--- begin Data supplied ---

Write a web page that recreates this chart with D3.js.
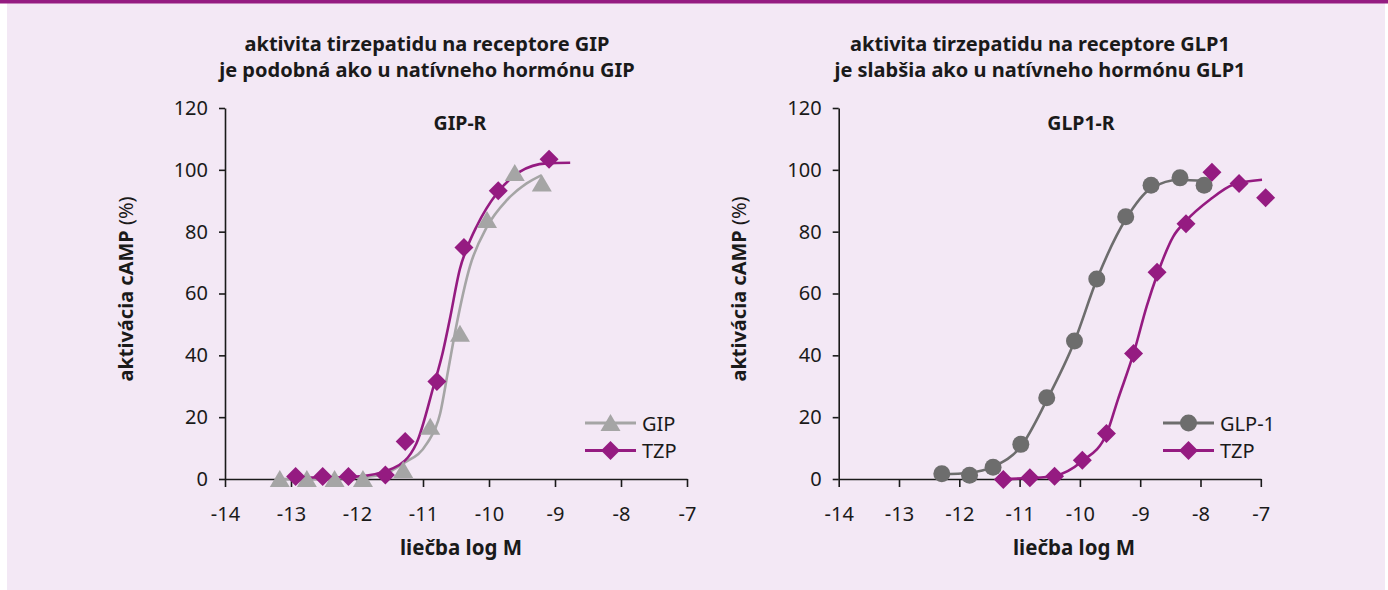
<!DOCTYPE html>
<html>
<head>
<meta charset="utf-8">
<script src="https://cdn.jsdelivr.net/npm/d3@7"></script>
<style>
    body { margin: 0; background: #ffffff; }
    svg text { font-family: "Noto Sans", "Open Sans", sans-serif; fill: #1a1a1a; }
</style>
</head>
<body>
<div id="chart"></div>
<script>

// axis ticks
const xTicks = [-14, -13, -12, -11, -10, -9, -8, -7];
const yTicks = [0, 20, 40, 60, 80, 100, 120];

// GIP-R panel: measured points
const gipLogM = [-13.17, -12.76, -12.34, -11.91, -11.30, -10.89, -10.44, -10.03, -9.61, -9.20];
const gipAct  = [0, 0, 0, 0, 2.9, 16.9, 47, 83.8, 99.0, 95.6];
const tzpGipLogM = [-12.93, -12.52, -12.13, -11.57, -11.27, -10.79, -10.38, -9.86, -9.09];
const tzpGipAct  = [0.8, 0.8, 0.8, 1.3, 12.1, 31.5, 74.9, 93.2, 103.4];

// GIP-R panel: fitted curves
const gipFitLogM = [-13.17, -12.5, -12.0, -11.6, -11.30, -10.94, -10.74, -10.62, -10.50, -10.29, -10.03, -9.73, -9.43, -9.20];
const gipFitAct  = [0, 0.1, 0.4, 1.5, 5, 11.5, 21.2, 35, 49, 68.7, 81.6, 90.2, 95.6, 98.3];
const tzpGipFitLogM = [-12.93, -12.5, -12.0, -11.45, -11.10, -10.84, -10.70, -10.60, -10.44, -10.30, -10.19, -9.88, -9.53, -9.13, -8.77];
const tzpGipFitAct  = [0.5, 0.5, 0.8, 3.5, 11.5, 30, 41, 51, 68, 76.5, 81.6, 92.4, 99.4, 102.1, 102.3];

// GLP1-R panel: measured points
const glp1LogM = [-12.29, -11.83, -11.44, -10.98, -10.55, -10.09, -9.72, -9.24, -8.82, -8.34, -7.94];
const glp1Act  = [1.7, 1.2, 3.8, 11.2, 26.3, 44.6, 64.7, 84.8, 95.0, 97.4, 95.0];
const tzpGlpLogM = [-11.27, -10.83, -10.42, -9.96, -9.56, -9.11, -8.72, -8.24, -7.81, -7.36, -6.92];
const tzpGlpAct  = [-0.2, 0.4, 0.9, 6.1, 14.7, 40.6, 66.9, 82.6, 99.2, 95.6, 91.0];

// GLP1-R panel: fitted curves
const glp1FitLogM = [-12.29, -11.83, -11.44, -10.98, -10.55, -10.09, -9.72, -9.24, -8.82, -8.34, -7.94];
const glp1FitAct  = [1.5, 2.0, 4.0, 10.5, 25.5, 44.5, 64.5, 84, 94, 96.8, 96.3];
const tzpGlpFitLogM = [-11.27, -10.83, -10.42, -9.96, -9.56, -9.37, -9.11, -8.89, -8.72, -8.45, -8.24, -7.84, -7.46, -6.98];
const tzpGlpFitAct  = [0, 0.3, 1.0, 5.8, 14.5, 25.7, 40.6, 56, 66, 78.5, 83.5, 90.4, 95.2, 96.8];

const purple = "#951b81";
const lightGrey = "#a5a5a5";
const darkGrey = "#6d6d6d";

const svg = d3.select("#chart").append("svg")
    .attr("width", 1388)
    .attr("height", 590);

// background + top band
svg.append("rect").attr("x", 7).attr("y", 0).attr("width", 1378).attr("height", 590).attr("fill", "#f3e8f5");
svg.append("rect").attr("x", 0).attr("y", 0).attr("width", 1388).attr("height", 3.5).attr("fill", purple);

const zip = (xs, ys) => xs.map((x, i) => ({x: x, y: ys[i]}));

function drawMarker(g, shape, color, cx, cy) {
    if (shape === "triangle") {
        g.append("path")
            .attr("d", `M${cx},${cy - 9} L${cx + 10},${cy + 8} L${cx - 10},${cy + 8} Z`)
            .attr("fill", color);
    } else if (shape === "diamond") {
        g.append("path")
            .attr("d", `M${cx},${cy - 9.5} L${cx + 9.5},${cy} L${cx},${cy + 9.5} L${cx - 9.5},${cy} Z`)
            .attr("fill", color);
    } else {
        g.append("circle").attr("cx", cx).attr("cy", cy).attr("r", 8.5).attr("fill", color);
    }
}

function drawPanel(cfg) {
    let x = d3.scaleLinear().domain([-14, -7]).range(cfg.xRange);
    let y = d3.scaleLinear().domain([0, 120]).range([479, 108]);
    let g = svg.append("g");

    // titles
    let title = g.append("text")
        .attr("text-anchor", "middle")
        .style("font-size", "20px")
        .style("font-weight", "bold");
    title.append("tspan").attr("x", cfg.titleX).attr("y", 51).text(cfg.title[0]);
    title.append("tspan").attr("x", cfg.titleX).attr("y", 77).text(cfg.title[1]);

    g.append("text")
        .attr("x", cfg.subX).attr("y", 130)
        .attr("text-anchor", "middle")
        .style("font-size", "19.5px")
        .style("font-weight", "bold")
        .text(cfg.sub);

    // axes
    let yAxis = g.append("g")
        .attr("transform", `translate(${cfg.xRange[0]},0)`)
        .call(d3.axisLeft(y).tickValues(yTicks).tickSize(6).tickSizeOuter(0).tickPadding(11));
    let xAxis = g.append("g")
        .attr("transform", `translate(0,${y(0)})`)
        .call(d3.axisBottom(x).tickValues(xTicks).tickSize(8).tickSizeOuter(0).tickPadding(20).tickFormat(d => String(d)));
    [xAxis, yAxis].forEach(a => {
        a.select(".domain").attr("stroke", "#1a1a1a").attr("stroke-width", 1.6);
        a.selectAll(".tick line").attr("stroke", "#1a1a1a").attr("stroke-width", 1.6);
        a.selectAll(".tick text")
            .style("font-family", '"Noto Sans", "Open Sans", sans-serif')
            .style("font-size", "20px")
            .attr("fill", "#1a1a1a");
    });

    // axis titles
    g.append("text")
        .attr("x", cfg.xLabelX).attr("y", 555)
        .attr("text-anchor", "middle")
        .style("font-size", "20.5px")
        .style("font-weight", "bold")
        .text("liečba log M");

    let yl = g.append("text")
        .attr("transform", `translate(${cfg.yLabelX},289) rotate(-90)`)
        .attr("text-anchor", "middle")
        .style("font-size", "20px")
        .style("font-weight", "bold");
    yl.append("tspan").text("aktivácia cAMP ");
    yl.append("tspan").style("font-weight", "normal").text("(%)");

    // fitted curves
    let line = d3.line().x(d => x(d.x)).y(d => y(d.y)).curve(d3.curveMonotoneX);
    cfg.series.forEach(s => {
        g.append("path")
            .datum(zip(s.fitX, s.fitY))
            .attr("d", line)
            .attr("fill", "none")
            .attr("stroke", s.color)
            .attr("stroke-width", 2.6);
    });

    // markers
    cfg.series.forEach(s => {
        zip(s.xs, s.ys).forEach(d => drawMarker(g, s.shape, s.color, x(d.x), y(d.y)));
    });

    // legend
    cfg.series.forEach((s, i) => {
        let ly = 423 + i * 27.5;
        g.append("line")
            .attr("x1", cfg.legendX).attr("x2", cfg.legendX + 51)
            .attr("y1", ly).attr("y2", ly)
            .attr("stroke", s.color).attr("stroke-width", 3);
        drawMarker(g, s.shape, s.color, cfg.legendX + 25.5, ly);
        g.append("text")
            .attr("x", cfg.legendX + 57).attr("y", ly)
            .attr("dominant-baseline", "central")
            .style("font-size", "20px")
            .text(s.name);
    });
}

drawPanel({
    xRange: [225, 687],
    titleX: 427,
    title: ["aktivita tirzepatidu na receptore GIP", "je podobná ako u natívneho hormónu GIP"],
    subX: 460, sub: "GIP-R",
    xLabelX: 461, yLabelX: 133,
    legendX: 585,
    series: [
        {name: "GIP", shape: "triangle", color: lightGrey, xs: gipLogM, ys: gipAct, fitX: gipFitLogM, fitY: gipFitAct},
        {name: "TZP", shape: "diamond", color: purple, xs: tzpGipLogM, ys: tzpGipAct, fitX: tzpGipFitLogM, fitY: tzpGipFitAct}
    ]
});

drawPanel({
    xRange: [838.7, 1260.8],
    titleX: 1040,
    title: ["aktivita tirzepatidu na receptore GLP1", "je slabšia ako u natívneho hormónu GLP1"],
    subX: 1081, sub: "GLP1-R",
    xLabelX: 1074, yLabelX: 746,
    legendX: 1163,
    series: [
        {name: "GLP-1", shape: "circle", color: darkGrey, xs: glp1LogM, ys: glp1Act, fitX: glp1FitLogM, fitY: glp1FitAct},
        {name: "TZP", shape: "diamond", color: purple, xs: tzpGlpLogM, ys: tzpGlpAct, fitX: tzpGlpFitLogM, fitY: tzpGlpFitAct}
    ]
});

</script>
</body>
</html>
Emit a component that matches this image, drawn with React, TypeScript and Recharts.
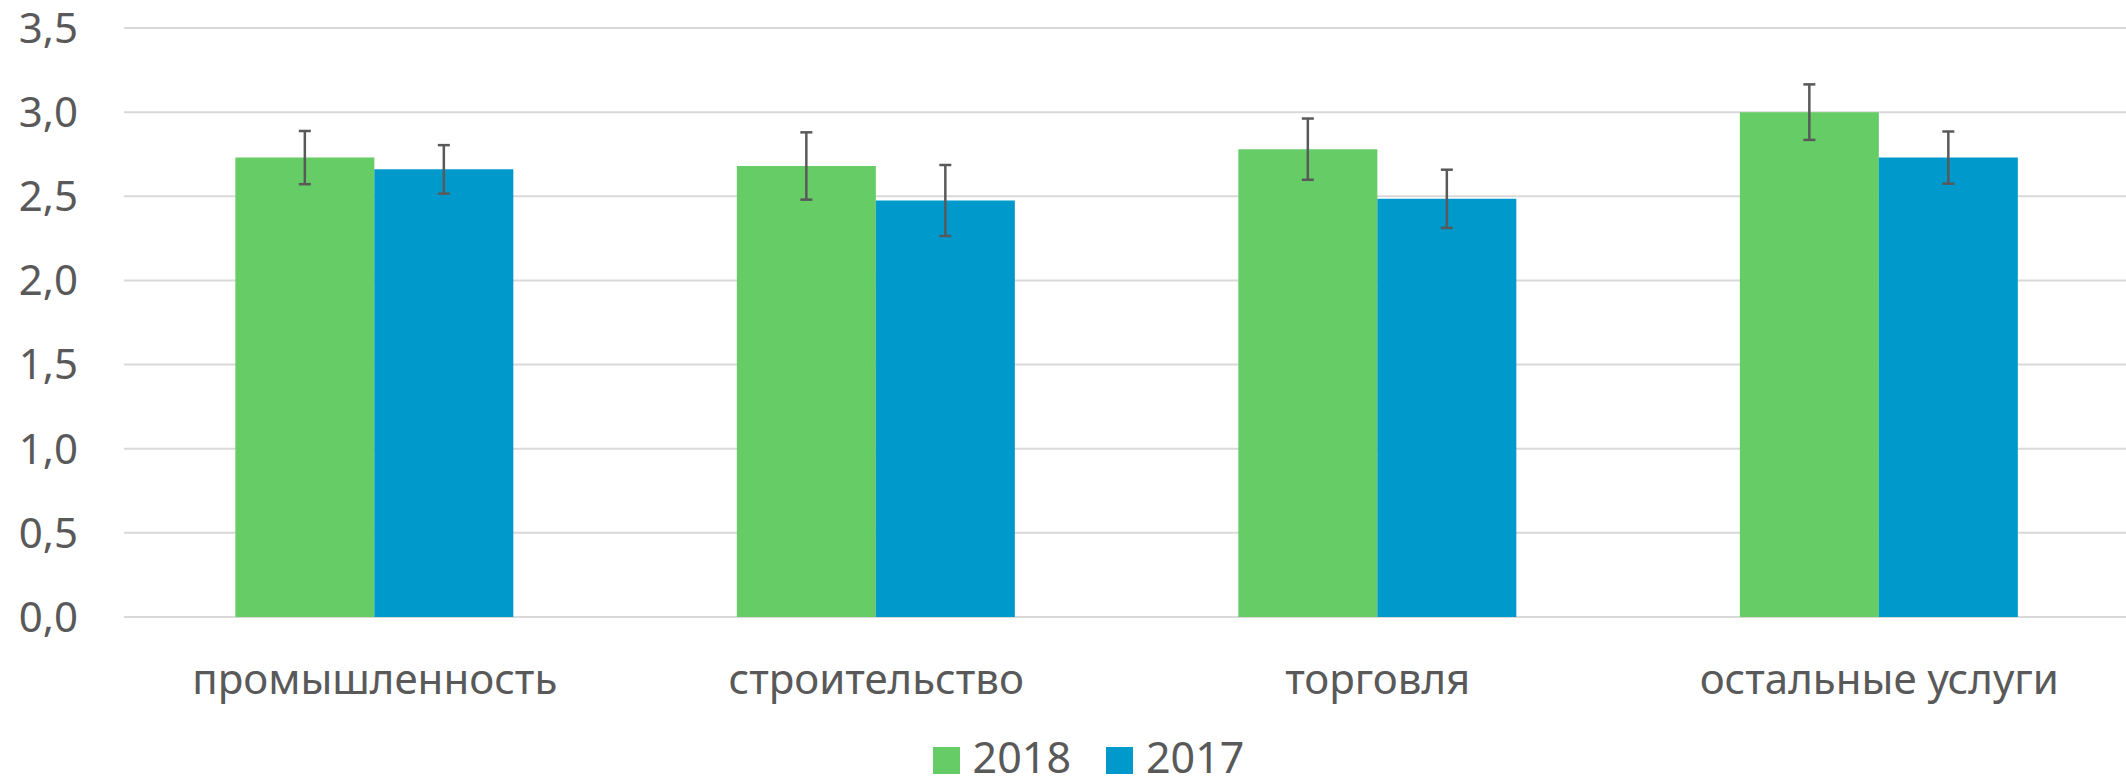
import React from 'react';
import { BarChart, Bar, XAxis, YAxis, CartesianGrid, Legend, ErrorBar } from 'recharts';

const categories = ['промышленность', 'строительство', 'торговля', 'остальные услуги'];
const seriesNames = ['2018', '2017'];
const values2018 = [2.73, 2.68, 2.78, 3.0];
const values2017 = [2.66, 2.475, 2.485, 2.73];
const errors2018 = [0.158, 0.2, 0.182, 0.165];
const errors2017 = [0.144, 0.211, 0.173, 0.155];
const yTicks = [0, 0.5, 1, 1.5, 2, 2.5, 3, 3.5];

const GREEN = '#66CC66';
const BLUE = '#0099CC';
const TEXT = '#595959';
const FONT = '"Noto Sans", sans-serif';

const data = categories.map((name, i) => ({
  name,
  v2018: values2018[i],
  v2017: values2017[i],
  e2018: errors2018[i],
  e2017: errors2017[i],
}));

function LegendContent({ payload }: any) {
  const items = [...(payload || [])].sort(
    (a: any, b: any) => seriesNames.indexOf(String(a.value)) - seriesNames.indexOf(String(b.value))
  );
  return (
    <div style={{ display: 'flex', justifyContent: 'center', alignItems: 'flex-start', height: 62, paddingLeft: 82, paddingTop: 22, boxSizing: 'border-box' }}>
      {items.map((item: any) => (
        <div key={item.value} style={{ display: 'flex', alignItems: 'flex-start', marginRight: 35 }}>
          <span style={{ display: 'inline-block', width: 27, height: 27, background: item.color, marginRight: 13, marginTop: 8 }} />
          <span style={{ fontFamily: FONT, fontSize: 43, color: TEXT, lineHeight: '36px' }}>{item.value}</span>
        </div>
      ))}
    </div>
  );
}

export default function App() {
  return (
    <div style={{ position: 'absolute', left: 0, top: 0, width: 2126, height: 779, overflow: 'hidden', background: '#fff' }}>
      <BarChart width={2130} height={779} data={data} margin={{ top: 28, right: 0, bottom: 0, left: 0 }} barCategoryGap="22.2%" barGap={0}>
        <CartesianGrid vertical={false} stroke="#D9D9D9" strokeWidth={2} />
        <XAxis
          dataKey="name"
          axisLine={false}
          tickLine={false}
          tickSize={0}
          tickMargin={47}
          height={100}
          interval={0}
          tick={{ fill: TEXT, fontSize: 42, fontFamily: FONT }}
        />
        <YAxis
          domain={[0, 3.5]}
          ticks={yTicks}
          width={124}
          axisLine={false}
          tickLine={false}
          tickSize={0}
          tickMargin={46}
          tickFormatter={(v: number) => v.toFixed(1).replace('.', ',')}
          tick={{ fill: TEXT, fontSize: 42, fontFamily: FONT }}
        />
        <Legend verticalAlign="bottom" height={62} content={<LegendContent />} />
        <Bar dataKey="v2018" name="2018" fill={GREEN} isAnimationActive={false}>
          <ErrorBar dataKey="e2018" width={6} strokeWidth={2.5} stroke={TEXT} direction="y" />
        </Bar>
        <Bar dataKey="v2017" name="2017" fill={BLUE} isAnimationActive={false}>
          <ErrorBar dataKey="e2017" width={6} strokeWidth={2.5} stroke={TEXT} direction="y" />
        </Bar>
      </BarChart>
    </div>
  );
}
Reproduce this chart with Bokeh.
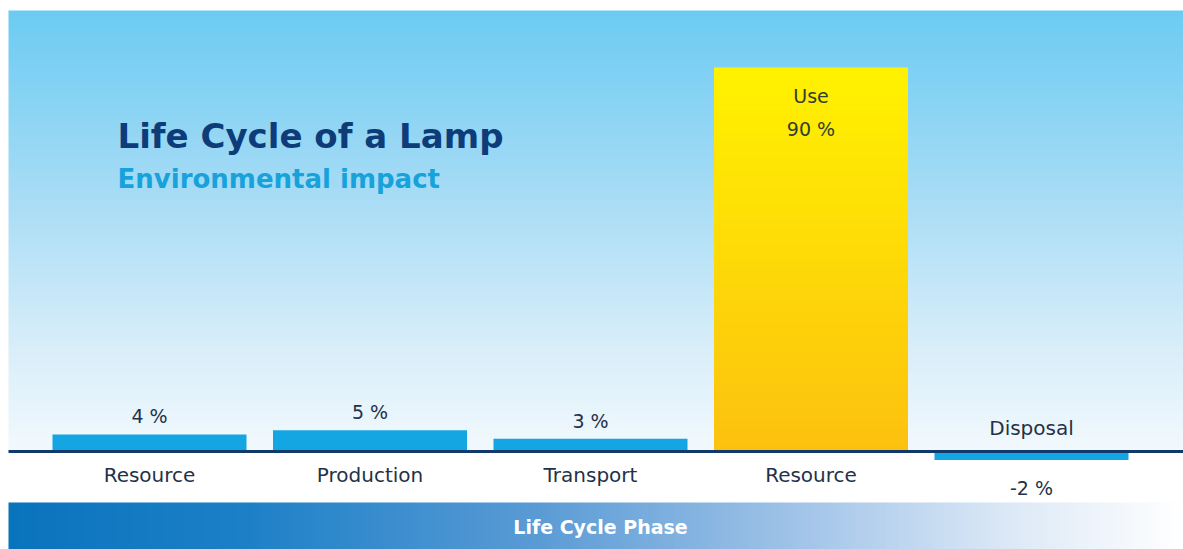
import numpy as np
from bokeh.plotting import figure
from bokeh.models import Label, Range1d
from bokeh.core.properties import value
from bokeh.embed import file_html
from bokeh.resources import INLINE

# ---- data ----
phases = ["Resource", "Production", "Transport", "Use", "Disposal"]
values = [4, 5, 3, 90, -2]
axis_labels = ["Resource", "Production", "Transport", "Resource", "Disposal"]
title_text = "Life Cycle of a Lamp"
subtitle_text = "Environmental impact"
band_text = "Life Cycle Phase"

# ---- geometry ----
W, H = 1183, 549
px_x = 220.5            # px per category
px_y = 384 / 90.0       # px per percent
x0 = -149 / px_x
x1 = x0 + W / px_x
y1 = 451 / px_y
y0 = -(H - 451) / px_y
xl = (8 - 149) / px_x   # left edge of panels

p = figure(width=W, height=H, x_range=Range1d(x0, x1), y_range=Range1d(y0, y1),
           output_backend="svg", toolbar_location=None, min_border=0,
           background_fill_color="white", border_fill_color="white")
p.axis.visible = False
p.grid.visible = False
p.outline_line_color = None


def hex2rgb(c):
    return [int(c[i:i + 2], 16) for i in (1, 3, 5)]


def grad(stops, n):
    ts = np.linspace(0, 1, n)
    st = [s[0] for s in stops]
    cols = np.array([hex2rgb(s[1]) for s in stops], dtype=float)
    out = np.zeros((n, 4), dtype=np.uint8)
    for k in range(3):
        out[:, k] = np.round(np.interp(ts, st, cols[:, k]))
    out[:, 3] = 255
    return out


def vimage(stops, n):          # bottom -> top gradient
    g = grad(stops, n)
    img = np.zeros((n, 2, 4), dtype=np.uint8)
    img[:, 0, :] = g
    img[:, 1, :] = g
    return img.view(dtype=np.uint32).reshape((n, 2))


def himage(stops, n):          # left -> right gradient
    g = grad(stops, n)
    img = np.zeros((2, n, 4), dtype=np.uint8)
    img[0, :, :] = g
    img[1, :, :] = g
    return img.view(dtype=np.uint32).reshape((2, n))


# sky panel
sky_top = (451 - 10) / px_y
sky = vimage([(0.0, "#f2f9fd"), (0.25, "#d6edf9"), (0.6, "#a4dbf5"), (1.0, "#6ccbf3")], 256)
p.image_rgba(image=[sky], x=xl, y=0, dw=x1 - xl, dh=sky_top)

# bottom band
band_top = (451 - 502) / px_y
band = himage([(0.0, "#0a73bd"), (0.2, "#1c80c7"), (0.45, "#5a9bd5"), (0.68, "#a3c5e9"),
               (0.85, "#dbe8f6"), (1.0, "#ffffff")], 256)
p.image_rgba(image=[band], x=xl, y=y0, dw=x1 - xl, dh=band_top - y0)

# bars
bar_w = 194 / px_x
big = max(values)
yellow = vimage([(0.0, "#fcc10f"), (1.0, "#fff200")], 256)
for i, v in enumerate(values):
    if v == big:
        p.image_rgba(image=[yellow], x=i - bar_w / 2, y=0, dw=bar_w, dh=v)
    else:
        p.vbar(x=[i], top=[v], bottom=[0], width=bar_w, fill_color="#14a5e3", line_color=None)

# baseline
p.line(x=[xl, x1], y=[0, 0], line_color="#12396b", line_width=3)

FONT = value("DejaVu Sans")
text_col = "#1f3249"
in_col = "#2f3f33"
for i, (name, v, lab) in enumerate(zip(phases, values, axis_labels)):
    if v == big:
        p.text(x=[i], y=[v], text=[name], text_align="center", text_baseline="top",
               y_offset=17, text_font_size="19px", text_color=in_col, text_font=FONT)
        p.text(x=[i], y=[v], text=["%d %%" % v], text_align="center", text_baseline="top",
               y_offset=50, text_font_size="19px", text_color=in_col, text_font=FONT)
        p.text(x=[i], y=[0], text=[lab], text_align="center", text_baseline="top",
               y_offset=11, text_font_size="20px", text_color=text_col, text_font=FONT)
    elif v >= 0:
        p.text(x=[i], y=[v], text=["%d %%" % v], text_align="center", text_baseline="bottom",
               y_offset=-7, text_font_size="19px", text_color=text_col, text_font=FONT)
        p.text(x=[i], y=[0], text=[lab], text_align="center", text_baseline="top",
               y_offset=11, text_font_size="20px", text_color=text_col, text_font=FONT)
    else:
        p.text(x=[i], y=[0], text=[lab], text_align="center", text_baseline="bottom",
               y_offset=-12, text_font_size="20px", text_color=text_col, text_font=FONT)
        p.text(x=[i], y=[v], text=["%d %%" % v], text_align="center", text_baseline="top",
               y_offset=17, text_font_size="19px", text_color=text_col, text_font=FONT)

p.add_layout(Label(x=117, y=H - 135, x_units="screen", y_units="screen", text=title_text,
                   text_font="DejaVu Sans", text_font_style="bold", text_font_size="34px",
                   text_color="#0d3c78", text_baseline="alphabetic"))
p.add_layout(Label(x=117, y=H - 178, x_units="screen", y_units="screen", text=subtitle_text,
                   text_font="DejaVu Sans", text_font_style="bold", text_font_size="26px",
                   text_color="#17a2dc", text_baseline="alphabetic"))
p.add_layout(Label(x=600, y=23, x_units="screen", y_units="screen", text=band_text,
                   text_font="DejaVu Sans", text_font_style="bold", text_font_size="19px",
                   text_color="white", text_align="center", text_baseline="middle"))

open("out.html", "w").write(file_html(p, INLINE))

--- end Data supplied ---

**Work required**
Return nothing but the lines running from the start of the data to the line with "74.9, 93.2, 103.4];", please, both ends included and no pictures.

**Exercise result**
Write a web page that recreates this chart with D3.js.
<!DOCTYPE html>
<html>
<head>
<meta charset="utf-8">
<script src="https://cdn.jsdelivr.net/npm/d3@7"></script>
<style>
    body { margin: 0; background: #ffffff; }
    svg text { font-family: "Noto Sans", "Open Sans", sans-serif; fill: #1a1a1a; }
</style>
</head>
<body>
<div id="chart"></div>
<script>

// axis ticks
const xTicks = [-14, -13, -12, -11, -10, -9, -8, -7];
const yTicks = [0, 20, 40, 60, 80, 100, 120];

// GIP-R panel: measured points
const gipLogM = [-13.17, -12.76, -12.34, -11.91, -11.30, -10.89, -10.44, -10.03, -9.61, -9.20];
const gipAct  = [0, 0, 0, 0, 2.9, 16.9, 47, 83.8, 99.0, 95.6];
const tzpGipLogM = [-12.93, -12.52, -12.13, -11.57, -11.27, -10.79, -10.38, -9.86, -9.09];
const tzpGipAct  = [0.8, 0.8, 0.8, 1.3, 12.1, 31.5, 74.9, 93.2, 103.4];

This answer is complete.